● **Task statement**:
Restate the data below word for word. Skip any images it contains.

● **Provided material**:

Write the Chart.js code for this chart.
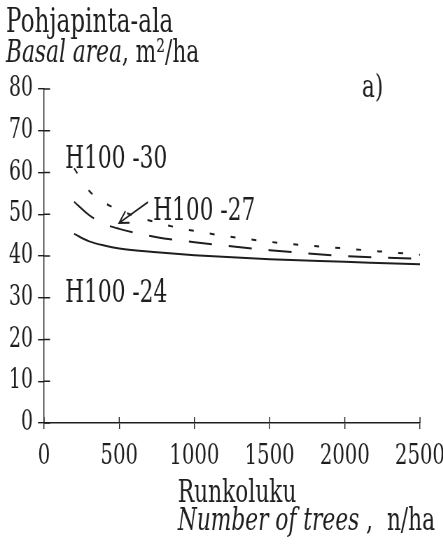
<!DOCTYPE html>
<html>
<head>
<meta charset="utf-8">
<script src="https://cdn.jsdelivr.net/npm/chart.js@4.4.1/dist/chart.umd.min.js"></script>
<style>
   html, body { margin: 0; padding: 0; background: #fff; overflow: hidden; }
   /* the figure is set in a narrow face, so the whole chart is squeezed sideways */
   #wrap { width: 633px; height: 550px; transform: scaleX(0.7); transform-origin: 0 0; }
</style>
</head>
<body>
<div id="wrap"><canvas id="basalChart"></canvas></div>
<script>
// stand density, n/ha
var treesPerHa = [200, 300, 400, 500, 750, 1000, 1500, 2000, 2500];
// basal area, m2/ha, for each dominant height class
var h100_24 = [45.3, 43.5, 42.5, 41.8, 40.9, 40.2, 39.2, 38.6, 38.0];
var h100_27 = [53.0, 49.8, 47.7, 46.5, 44.5, 43.3, 41.4, 40.0, 39.3];
var h100_30 = [61.0, 55.6, 52.8, 51.0, 48.0, 46.0, 43.4, 41.8, 40.3];
var xTicks = [0, 500, 1000, 1500, 2000, 2500];
var yTicks = [0, 10, 20, 30, 40, 50, 60, 70, 80];

(function () {
   var ink = "#1e1e1e";
   var serif = "'DejaVu Serif', 'Liberation Serif', serif";

   var toPoints = function (ys) {
      return treesPerHa.map(function (n, i) { return { x: n, y: ys[i] }; });
   };

   var curve = function (label, ys, dash) {
      return {
         label: label,
         data: toPoints(ys),
         showLine: true,
         borderColor: ink,
         borderWidth: 2,
         borderDash: dash,
         pointRadius: 0,
         cubicInterpolationMode: "monotone",
         fill: false
      };
   };

   // short tick stubs on the inner side of both axes, so the ticks cross the axis
   var innerTicks = {
      id: "innerTicks",
      afterDraw: function (chart) {
         var ctx = chart.ctx;
         var xs = chart.scales.x, ys = chart.scales.y;
         var area = chart.chartArea;
         ctx.save();
         ctx.strokeStyle = ink;
         ctx.lineWidth = 1.4;
         ctx.beginPath();
         yTicks.forEach(function (v) {
            var py = ys.getPixelForValue(v);
            ctx.moveTo(area.left, py);
            ctx.lineTo(area.left + 8.6, py);
         });
         xTicks.forEach(function (v) {
            var px = xs.getPixelForValue(v);
            ctx.moveTo(px, area.bottom);
            ctx.lineTo(px, area.bottom - 6);
         });
         ctx.stroke();
         ctx.restore();
      }
   };

   // axis titles, curve names and the arrow
   var notes = {
      id: "notes",
      afterDraw: function (chart) {
         var ctx = chart.ctx;
         var xs = chart.scales.x, ys = chart.scales.y;
         var at = function (n, v) { return [xs.getPixelForValue(n), ys.getPixelForValue(v)]; };
         ctx.save();
         ctx.fillStyle = ink;
         ctx.strokeStyle = ink;
         ctx.textBaseline = "alphabetic";
         ctx.textAlign = "left";

         ctx.font = "33px " + serif;
         ctx.fillText("Pohjapinta-ala", 8.6, 32);
         ctx.font = "italic 31px " + serif;
         ctx.fillText("Basal area", 8.6, 62);
         var w = ctx.measureText("Basal area").width;
         ctx.font = "31px " + serif;
         ctx.fillText(", m\u00b2/ha", 8.6 + w, 62);

         ctx.font = "31px " + serif;
         ctx.fillText("Runkoluku", 254, 502);
         ctx.font = "italic 31px " + serif;
         ctx.fillText("Number of trees", 254, 530);
         w = ctx.measureText("Number of trees").width;
         ctx.font = "31px " + serif;
         ctx.fillText(" ,  n/ha", 254 + w, 530);

         ctx.font = "31px " + serif;
         var p = at(2114, 78.1);
         ctx.fillText("a)", p[0], p[1]);
         p = at(140, 61.1);
         ctx.fillText("H100 -30", p[0], p[1]);
         p = at(725, 48.6);
         ctx.fillText("H100 -27", p[0], p[1]);
         p = at(140, 29.0);
         ctx.fillText("H100 -24", p[0], p[1]);

         // arrow to the H100 -27 curve
         var tail = at(691, 52.9), tip = at(499, 47.9);
         var ang = Math.atan2(tip[1] - tail[1], tip[0] - tail[0]);
         ctx.lineWidth = 1.8;
         ctx.beginPath();
         ctx.moveTo(tail[0], tail[1]);
         ctx.lineTo(tip[0], tip[1]);
         ctx.moveTo(tip[0] - 15 * Math.cos(ang - 0.45), tip[1] - 15 * Math.sin(ang - 0.45));
         ctx.lineTo(tip[0], tip[1]);
         ctx.lineTo(tip[0] - 15 * Math.cos(ang + 0.45), tip[1] - 15 * Math.sin(ang + 0.45));
         ctx.stroke();
         ctx.restore();
      }
   };

   var plain = function (value) { return String(value); };

   var ctx = document.getElementById("basalChart").getContext("2d");
   new Chart(ctx, {
      type: "scatter",
      data: {
         datasets: [
            curve("H100 -24", h100_24, []),
            curve("H100 -27", h100_27, [33, 24]),
            curve("H100 -30", h100_30, [7, 23])
         ]
      },
      options: {
         responsive: true,
         maintainAspectRatio: false,
         animation: false,
         devicePixelRatio: 1,
         layout: { padding: { top: 89, right: 33, bottom: 0, left: 0 } },
         plugins: { legend: { display: false }, tooltip: { enabled: false } },
         scales: {
            x: {
               type: "linear",
               min: 0,
               max: 2500,
               afterBuildTicks: function (scale) {
                  scale.ticks = xTicks.map(function (v) { return { value: v }; });
               },
               afterFit: function (scale) {
                  scale.height = 127;
                  scale.paddingLeft = 0;
                  scale.paddingRight = 0;
               },
               grid: { drawOnChartArea: false, drawTicks: true, tickLength: 6, color: ink, lineWidth: 1.4 },
               border: { display: true, color: ink, width: 1.4 },
               ticks: { color: ink, font: { family: serif, size: 28 }, padding: 11, maxRotation: 0, autoSkip: false, callback: plain }
            },
            y: {
               type: "linear",
               min: 0,
               max: 80,
               afterBuildTicks: function (scale) {
                  scale.ticks = yTicks.map(function (v) { return { value: v }; });
               },
               afterFit: function (scale) {
                  scale.width = 62.9;
               },
               grid: { drawOnChartArea: false, drawTicks: true, tickLength: 8.6, color: ink, lineWidth: 1.4 },
               border: { display: true, color: ink, width: 1.4 },
               ticks: { color: ink, font: { family: serif, size: 27 }, padding: 7.2, autoSkip: false, callback: plain }
            }
         }
      },
      plugins: [innerTicks, notes]
   });
})();
</script>
</body>
</html>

● **Answer**:
Write the Chart.js code for this chart.
<!DOCTYPE html>
<html>
<head>
<meta charset="utf-8">
<script src="https://cdn.jsdelivr.net/npm/chart.js@4.4.1/dist/chart.umd.min.js"></script>
<style>
   html, body { margin: 0; padding: 0; background: #fff; overflow: hidden; }
   /* the figure is set in a narrow face, so the whole chart is squeezed sideways */
   #wrap { width: 633px; height: 550px; transform: scaleX(0.7); transform-origin: 0 0; }
</style>
</head>
<body>
<div id="wrap"><canvas id="basalChart"></canvas></div>
<script>
// stand density, n/ha
var treesPerHa = [200, 300, 400, 500, 750, 1000, 1500, 2000, 2500];
// basal area, m2/ha, for each dominant height class
var h100_24 = [45.3, 43.5, 42.5, 41.8, 40.9, 40.2, 39.2, 38.6, 38.0];
var h100_27 = [53.0, 49.8, 47.7, 46.5, 44.5, 43.3, 41.4, 40.0, 39.3];
var h100_30 = [61.0, 55.6, 52.8, 51.0, 48.0, 46.0, 43.4, 41.8, 40.3];
var xTicks = [0, 500, 1000, 1500, 2000, 2500];
var yTicks = [0, 10, 20, 30, 40, 50, 60, 70, 80];

(function () {
   var ink = "#1e1e1e";
   var serif = "'DejaVu Serif', 'Liberation Serif', serif";

   var toPoints = function (ys) {
      return treesPerHa.map(function (n, i) { return { x: n, y: ys[i] }; });
   };

   var curve = function (label, ys, dash) {
      return {
         label: label,
         data: toPoints(ys),
         showLine: true,
         borderColor: ink,
         borderWidth: 2,
         borderDash: dash,
         pointRadius: 0,
         cubicInterpolationMode: "monotone",
         fill: false
      };
   };

   // short tick stubs on the inner side of both axes, so the ticks cross the axis
   var innerTicks = {
      id: "innerTicks",
      afterDraw: function (chart) {
         var ctx = chart.ctx;
         var xs = chart.scales.x, ys = chart.scales.y;
         var area = chart.chartArea;
         ctx.save();
         ctx.strokeStyle = ink;
         ctx.lineWidth = 1.4;
         ctx.beginPath();
         yTicks.forEach(function (v) {
            var py = ys.getPixelForValue(v);
            ctx.moveTo(area.left, py);
            ctx.lineTo(area.left + 8.6, py);
         });
         xTicks.forEach(function (v) {
            var px = xs.getPixelForValue(v);
            ctx.moveTo(px, area.bottom);
            ctx.lineTo(px, area.bottom - 6);
         });
         ctx.stroke();
         ctx.restore();
      }
   };

   // axis titles, curve names and the arrow
   var notes = {
      id: "notes",
      afterDraw: function (chart) {
         var ctx = chart.ctx;
         var xs = chart.scales.x, ys = chart.scales.y;
         var at = function (n, v) { return [xs.getPixelForValue(n), ys.getPixelForValue(v)]; };
         ctx.save();
         ctx.fillStyle = ink;
         ctx.strokeStyle = ink;
         ctx.textBaseline = "alphabetic";
         ctx.textAlign = "left";

         ctx.font = "33px " + serif;
         ctx.fillText("Pohjapinta-ala", 8.6, 32);
         ctx.font = "italic 31px " + serif;
         ctx.fillText("Basal area", 8.6, 62);
         var w = ctx.measureText("Basal area").width;
         ctx.font = "31px " + serif;
         ctx.fillText(", m\u00b2/ha", 8.6 + w, 62);

         ctx.font = "31px " + serif;
         ctx.fillText("Runkoluku", 254, 502);
         ctx.font = "italic 31px " + serif;
         ctx.fillText("Number of trees", 254, 530);
         w = ctx.measureText("Number of trees").width;
         ctx.font = "31px " + serif;
         ctx.fillText(" ,  n/ha", 254 + w, 530);

         ctx.font = "31px " + serif;
         var p = at(2114, 78.1);
         ctx.fillText("a)", p[0], p[1]);
         p = at(140, 61.1);
         ctx.fillText("H100 -30", p[0], p[1]);
         p = at(725, 48.6);
         ctx.fillText("H100 -27", p[0], p[1]);
         p = at(140, 29.0);
         ctx.fillText("H100 -24", p[0], p[1]);

         // arrow to the H100 -27 curve
         var tail = at(691, 52.9), tip = at(499, 47.9);
         var ang = Math.atan2(tip[1] - tail[1], tip[0] - tail[0]);
         ctx.lineWidth = 1.8;
         ctx.beginPath();
         ctx.moveTo(tail[0], tail[1]);
         ctx.lineTo(tip[0], tip[1]);
         ctx.moveTo(tip[0] - 15 * Math.cos(ang - 0.45), tip[1] - 15 * Math.sin(ang - 0.45));
         ctx.lineTo(tip[0], tip[1]);
         ctx.lineTo(tip[0] - 15 * Math.cos(ang + 0.45), tip[1] - 15 * Math.sin(ang + 0.45));
         ctx.stroke();
         ctx.restore();
      }
   };

   var plain = function (value) { return String(value); };

   var ctx = document.getElementById("basalChart").getContext("2d");
   new Chart(ctx, {
      type: "scatter",
      data: {
         datasets: [
            curve("H100 -24", h100_24, []),
            curve("H100 -27", h100_27, [33, 24]),
            curve("H100 -30", h100_30, [7, 23])
         ]
      },
      options: {
         responsive: true,
         maintainAspectRatio: false,
         animation: false,
         devicePixelRatio: 1,
         layout: { padding: { top: 89, right: 33, bottom: 0, left: 0 } },
         plugins: { legend: { display: false }, tooltip: { enabled: false } },
         scales: {
            x: {
               type: "linear",
               min: 0,
               max: 2500,
               afterBuildTicks: function (scale) {
                  scale.ticks = xTicks.map(function (v) { return { value: v }; });
               },
               afterFit: function (scale) {
                  scale.height = 127;
                  scale.paddingLeft = 0;
                  scale.paddingRight = 0;
               },
               grid: { drawOnChartArea: false, drawTicks: true, tickLength: 6, color: ink, lineWidth: 1.4 },
               border: { display: true, color: ink, width: 1.4 },
               ticks: { color: ink, font: { family: serif, size: 28 }, padding: 11, maxRotation: 0, autoSkip: false, callback: plain }
            },
            y: {
               type: "linear",
               min: 0,
               max: 80,
               afterBuildTicks: function (scale) {
                  scale.ticks = yTicks.map(function (v) { return { value: v }; });
               },
               afterFit: function (scale) {
                  scale.width = 62.9;
               },
               grid: { drawOnChartArea: false, drawTicks: true, tickLength: 8.6, color: ink, lineWidth: 1.4 },
               border: { display: true, color: ink, width: 1.4 },
               ticks: { color: ink, font: { family: serif, size: 27 }, padding: 7.2, autoSkip: false, callback: plain }
            }
         }
      },
      plugins: [innerTicks, notes]
   });
})();
</script>
</body>
</html>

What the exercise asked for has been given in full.